For a reliable determination of the distribution of absolute diameters for galaxies in the physical groups it is important that the apparent diameter measures form a homogeneous system, that is, that the diameters are free from systematic errors that are a function of the diameter or of the distance modulus. All the diameters have been measured by the writer using the same eyepiece and taking care that the observing conditions were the same, for instance, as regards the illumination of the Atlas prints. A great part of the work has been repeated, with no indication of any serious changes in the diameter measures. The homogeneity is supported by the fact that Nphys, as listed in Table 7, shows no systematic dependence on the adopted distance modulus. Furthermore, an examination of the statistical distribution of the diameters of the galaxies in all the comparison areas shows that this distribution is compatible with the assumption of a constant space density of galaxies (cf. sect. 14).
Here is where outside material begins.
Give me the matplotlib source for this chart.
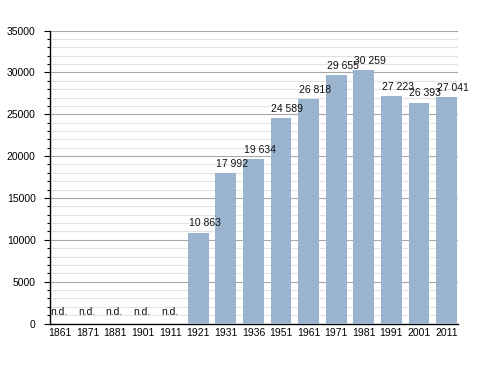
import numpy as np
import matplotlib
matplotlib.use("Agg")
import matplotlib.pyplot as plt
from matplotlib.ticker import MultipleLocator

plt.rcParams["font.family"] = ["Liberation Sans", "DejaVu Sans"]

# -----------------------------
# Data
# -----------------------------
years = ["1861", "1871", "1881", "1901", "1911", "1921", "1931", "1936",
         "1951", "1961", "1971", "1981", "1991", "2001", "2011"]
population = [None, None, None, None, None, 10863, 17992, 19634,
              24589, 26818, 29655, 30259, 27223, 26393, 27041]
labels = ["n.d.", "n.d.", "n.d.", "n.d.", "n.d.", "10 863", "17 992", "19 634",
          "24 589", "26 818", "29 655", "30 259", "27 223", "26 393", "27 041"]

BAR_COLOR = "#9ab3ce"
WIDTH = 0.75

fig = plt.figure(figsize=(4.88, 3.73), dpi=100)
ax = fig.add_axes([0.1025, 0.1327, 0.837, 0.7853])

x = np.arange(len(years))
heights = [v if v is not None else 0 for v in population]
ax.bar(x, heights, width=WIDTH, color=BAR_COLOR, zorder=3)

# value labels, left aligned on the bar edge
for i, (v, lab) in enumerate(zip(population, labels)):
    y = v if v is not None else 0
    off = 3 if v is not None else 5
    ax.annotate(lab, (i - WIDTH / 2, y), xytext=(0.5, off), textcoords="offset points",
                ha="left", va="bottom", fontsize=7.5, color="#111111", zorder=4)

ax.set_xlim(-0.37, len(years) - 1 + 0.43)
ax.set_ylim(0, 35000)
ax.set_xticks(x)
ax.set_xticklabels(years)

ax.yaxis.set_major_locator(MultipleLocator(5000))
ax.yaxis.set_minor_locator(MultipleLocator(1000))
ax.grid(axis="y", which="major", color="#a8a8a8", linewidth=0.8, zorder=0)
ax.grid(axis="y", which="minor", color="#e2e2e2", linewidth=0.8, zorder=0)
ax.set_axisbelow(True)

for s in ["top", "right"]:
    ax.spines[s].set_visible(False)
ax.spines["left"].set_linewidth(1.0)
ax.spines["bottom"].set_linewidth(1.0)

ax.tick_params(axis="x", length=0, pad=3.5, labelsize=7.5)
ax.tick_params(axis="y", which="major", length=4.3, width=0.8, pad=6, labelsize=7.5)
ax.tick_params(axis="y", which="minor", length=2.2, width=0.8)

fig.savefig("out.png", dpi=100)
There is only a slight decrease in the number of galaxies with diameters less than 0'.35, which may be explained as a redshift effect in the diameters, since most of these small galaxies are at estimated distances of the order of 100-200 Mpc. It should be noted here that the diameters of the small physical satellites of the spiral systems do not suffer from any redshift effect; whereas most of the background objects are giant galaxies at very large distances, the satellites are dwarf systems with an average distance modulus of about 30.0.